= Lori Korzen =

Lori E. Korzen (née Abbott; born February, 1971) is a member of the New Hampshire House of Representatives, serving since 2024.

==Biography==
She was born as Lori E. Abbott in February, 1971. She is a foster parent, a mother of two children and a grandmother. She married Steven Korzen on September 6, 1997.

Korzen has worked as an advanced emergency medical technician and as a wilderness emergency medical technician. She is a small business owner. She has been involved with various dog rescue organizations, and has trained therapy dogs.

In 2022, Korzen ran for the New Hampshire House of Representatives in Coös County District 5, as a Republican. She faced Democrats Corinne Cascadden and Henry Noel, as well as Republican Gaston Gingues.

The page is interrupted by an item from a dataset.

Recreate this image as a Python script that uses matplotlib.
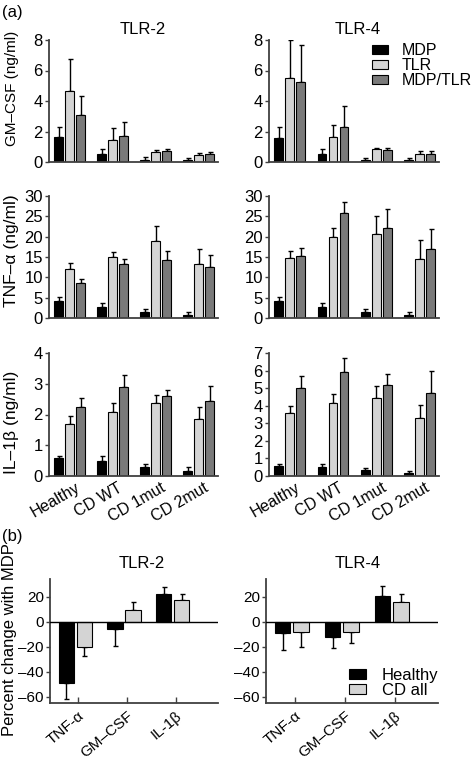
import matplotlib

matplotlib.use("Agg")
import matplotlib.pyplot as plt
import numpy as np

plt.rcParams["font.family"] = ["Liberation Sans", "DejaVu Sans"]
plt.rcParams["font.size"] = 12

GROUPS = ["Healthy", "CD WT", "CD 1mut", "CD 2mut"]
TREATMENTS = ["MDP", "TLR", "MDP/TLR"]
TREAT_COLORS = ["#000000", "#d4d4d4", "#7a7a7a"]

# panel (a): means and upper error-bar ends, rows = MDP, TLR, MDP/TLR
gmcsf_tlr2 = [[1.65, 0.52, 0.15, 0.12], [4.65, 1.42, 0.65, 0.45], [3.08, 1.72, 0.72, 0.52]]
gmcsf_tlr2_top = [[2.3, 0.82, 0.3, 0.25], [6.75, 2.25, 0.78, 0.57], [4.33, 2.65, 0.88, 0.68]]
gmcsf_tlr4 = [[1.6, 0.5, 0.15, 0.12], [5.5, 1.65, 0.82, 0.52], [5.25, 2.3, 0.8, 0.55]]
gmcsf_tlr4_top = [[2.3, 0.82, 0.25, 0.25], [8.0, 2.42, 0.95, 0.72], [7.7, 3.65, 0.93, 0.72]]

tnf_tlr2 = [[4.1, 2.7, 1.4, 0.7], [12.1, 14.9, 18.9, 13.3], [8.6, 13.4, 14.3, 12.5]]
tnf_tlr2_top = [[5.1, 3.75, 2.1, 1.4], [13.6, 16.2, 22.7, 16.9], [9.6, 14.6, 16.5, 15.4]]
tnf_tlr4 = [[4.1, 2.7, 1.4, 0.7], [14.7, 20.0, 20.6, 14.4], [15.3, 25.7, 22.2, 16.9]]
tnf_tlr4_top = [[5.1, 3.7, 2.3, 1.4], [16.4, 22.2, 25.1, 19.2], [17.2, 28.6, 26.8, 22.0]]

il1b_tlr2 = [[0.57, 0.5, 0.29, 0.17], [1.69, 2.07, 2.37, 1.86], [2.23, 2.88, 2.6, 2.45]]
il1b_tlr2_top = [[0.66, 0.66, 0.4, 0.29], [1.94, 2.39, 2.65, 2.23], [2.53, 3.28, 2.79, 2.93]]
il1b_tlr4 = [[0.57, 0.52, 0.33, 0.15], [3.58, 4.17, 4.43, 3.28], [5.0, 5.92, 5.19, 4.71]]
il1b_tlr4_top = [[0.7, 0.69, 0.46, 0.29], [4.0, 4.65, 5.1, 4.06], [5.67, 6.74, 5.8, 5.97]]

# panel (b): percent change with MDP
CYTOKINES = ["TNF-\u03b1", "GM\u2013CSF", "IL-1\u03b2"]
COHORTS = ["Healthy", "CD all"]
COHORT_COLORS = ["#000000", "#d4d4d4"]
pct_tlr2 = [[-49, -6, 22], [-20, 9, 17]]
pct_tlr2_end = [[-62, -19.5, 27.5], [-27.5, 15.7, 22.4]]
pct_tlr4 = [[-9.3, -12.3, 20.8], [-8, -8.3, 15.5]]
pct_tlr4_end = [[-23, -21.3, 28.5], [-20, -17.3, 22.4]]
PCT_TICKS = [-60, -40, -20, 0, 20]

W, H = 475, 765
SPINE = "#404040"


def box(left, top, right, bottom):
    return [left / W, 1 - bottom / H, (right - left) / W, (bottom - top) / H]


def style_axes(ax, tick_size):
    for side in ("top", "right"):
        ax.spines[side].set_visible(False)
    for side in ("left", "bottom"):
        ax.spines[side].set_linewidth(1.3)
        ax.spines[side].set_color(SPINE)
    ax.tick_params(axis="y", direction="out", length=3, width=1, color=SPINE,
                   pad=1.5, labelsize=tick_size)


def panel_a(ax, means, tops, ymax, yticks, show_x):
    x = np.arange(len(GROUPS))
    for i, (m, t) in enumerate(zip(means, tops)):
        pos = x + (i - 1) * 0.255
        m = np.array(m)
        err = np.array(t) - m
        ax.bar(pos, m, width=0.2, color=TREAT_COLORS[i], edgecolor="black",
               linewidth=0.8, label=TREATMENTS[i], zorder=2)
        ax.errorbar(pos, m, yerr=[np.zeros_like(err), err], fmt="none",
                    ecolor="black", elinewidth=1, capsize=1.8, capthick=1, zorder=1)
    ax.set_xlim(-0.48, 3.45)
    ax.set_ylim(0, ymax)
    ax.set_yticks(yticks)
    style_axes(ax, 12)
    ax.tick_params(axis="x", length=0, pad=3)
    if show_x:
        ax.set_xticks(x + 0.12)
        ax.set_xticklabels(GROUPS, rotation=30, ha="right", rotation_mode="anchor",
                           fontsize=11.5)
    else:
        ax.set_xticks([])


def panel_b(ax, vals, ends):
    x = np.arange(len(CYTOKINES))
    for i, (v, e) in enumerate(zip(vals, ends)):
        pos = x + (i - 0.5) * 0.37 - 0.01
        v = np.array(v)
        err = np.abs(np.array(e) - v)
        lower = np.where(v < 0, err, 0)
        upper = np.where(v >= 0, err, 0)
        ax.bar(pos, v, width=0.31, color=COHORT_COLORS[i], edgecolor="black",
               linewidth=0.8, label=COHORTS[i], zorder=2)
        ax.errorbar(pos, v, yerr=[lower, upper], fmt="none", ecolor="black",
                    elinewidth=1, capsize=1.8, capthick=1, zorder=1)
    ax.axhline(0, color="black", linewidth=1, zorder=3)
    ax.set_xlim(-0.53, 2.92)
    ax.set_ylim(-65, 34)
    ax.set_yticks(PCT_TICKS)
    ax.set_yticklabels([str(t).replace("-", "\u2013") for t in PCT_TICKS])
    style_axes(ax, 11)
    ax.set_xticks(x + 0.05)
    ax.set_xticklabels(CYTOKINES, rotation=40, ha="right", rotation_mode="anchor",
                       fontsize=11)
    ax.tick_params(axis="x", direction="in", length=4, width=1, color=SPINE, pad=4)


fig = plt.figure(figsize=(W / 100, H / 100), dpi=100)

ax1 = fig.add_axes(box(49, 40, 218, 162))
ax2 = fig.add_axes(box(269, 40, 439, 162))
ax3 = fig.add_axes(box(49, 196, 218, 318))
ax4 = fig.add_axes(box(269, 196, 439, 318))
ax5 = fig.add_axes(box(49, 353, 218, 476))
ax6 = fig.add_axes(box(269, 353, 439, 476))
ax7 = fig.add_axes(box(50, 579, 218, 703))
ax8 = fig.add_axes(box(266, 579, 438, 703))

panel_a(ax1, gmcsf_tlr2, gmcsf_tlr2_top, 8, [0, 2, 4, 6, 8], False)
panel_a(ax2, gmcsf_tlr4, gmcsf_tlr4_top, 8, [0, 2, 4, 6, 8], False)
panel_a(ax3, tnf_tlr2, tnf_tlr2_top, 30, [0, 5, 10, 15, 20, 25, 30], False)
panel_a(ax4, tnf_tlr4, tnf_tlr4_top, 30, [0, 5, 10, 15, 20, 25, 30], False)
panel_a(ax5, il1b_tlr2, il1b_tlr2_top, 4, [0, 1, 2, 3, 4], True)
panel_a(ax6, il1b_tlr4, il1b_tlr4_top, 7, [0, 1, 2, 3, 4, 5, 6, 7], True)
panel_b(ax7, pct_tlr2, pct_tlr2_end)
panel_b(ax8, pct_tlr4, pct_tlr4_end)

ax1.set_ylabel("GM\u2013CSF (ng/ml)", fontsize=11)
ax3.set_ylabel("TNF\u2013\u03b1 (ng/ml)", fontsize=12.5)
ax5.set_ylabel("IL\u20131\u03b2 (ng/ml)", fontsize=12.5)
ax7.set_ylabel("Percent change with MDP", fontsize=12)
ax1.yaxis.set_label_coords(-0.178, 0.6)
ax3.yaxis.set_label_coords(-0.178, 0.55)
ax5.yaxis.set_label_coords(-0.178, 0.44)
ax7.yaxis.set_label_coords(-0.195, 0.51)

ax2.legend(loc="upper left", bbox_to_anchor=(0.606, 0.975), frameon=False,
           borderpad=0, borderaxespad=0, handlelength=1.0, handleheight=0.55,
           handletextpad=0.85, labelspacing=0.0, fontsize=11.5)
ax8.legend(loc="upper left", bbox_to_anchor=(0.483, 0.282), frameon=False,
           borderpad=0, borderaxespad=0, handlelength=1.0, handleheight=0.55,
           handletextpad=0.95, labelspacing=0.0, fontsize=12)

fig.text(143 / W, 1 - 30 / H, "TLR-2", ha="center", va="center", fontsize=12)
fig.text(358 / W, 1 - 30 / H, "TLR-4", ha="center", va="center", fontsize=12)
fig.text(142 / W, 1 - 563 / H, "TLR-2", ha="center", va="center", fontsize=12)
fig.text(358 / W, 1 - 563 / H, "TLR-4", ha="center", va="center", fontsize=12)
fig.text(2 / W, 1 - 12 / H, "(a)", ha="left", va="center", fontsize=12)
fig.text(2 / W, 1 - 537 / H, "(b)", ha="left", va="center", fontsize=12)

fig.savefig("out.png", dpi=100, facecolor="white")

Korzen came in third place with 1,361 votes, behind Noel and Cascadden.

In 2024, Korzen ran for the New Hampshire House of Representatives again, this time in Coös County District 7 as a Republican, against incumbent Democrat Eamon Kelley, who had been serving since 2022. Korzen won the race, receiving 3,421 votes to Kelley's 3,039 votes, or 53% to 47%.

Korzen was sworn in on December 4, 2024. As of 2025, she lives in Berlin, New Hampshire.

On February 20, 2025, Korzen voted ITL on NH HB56, which mandates that all firearm transfers in New Hampshire go through a licensed firearms dealer, ensuring background checks and record-keeping to prevent prohibited individuals from obtaining firearms.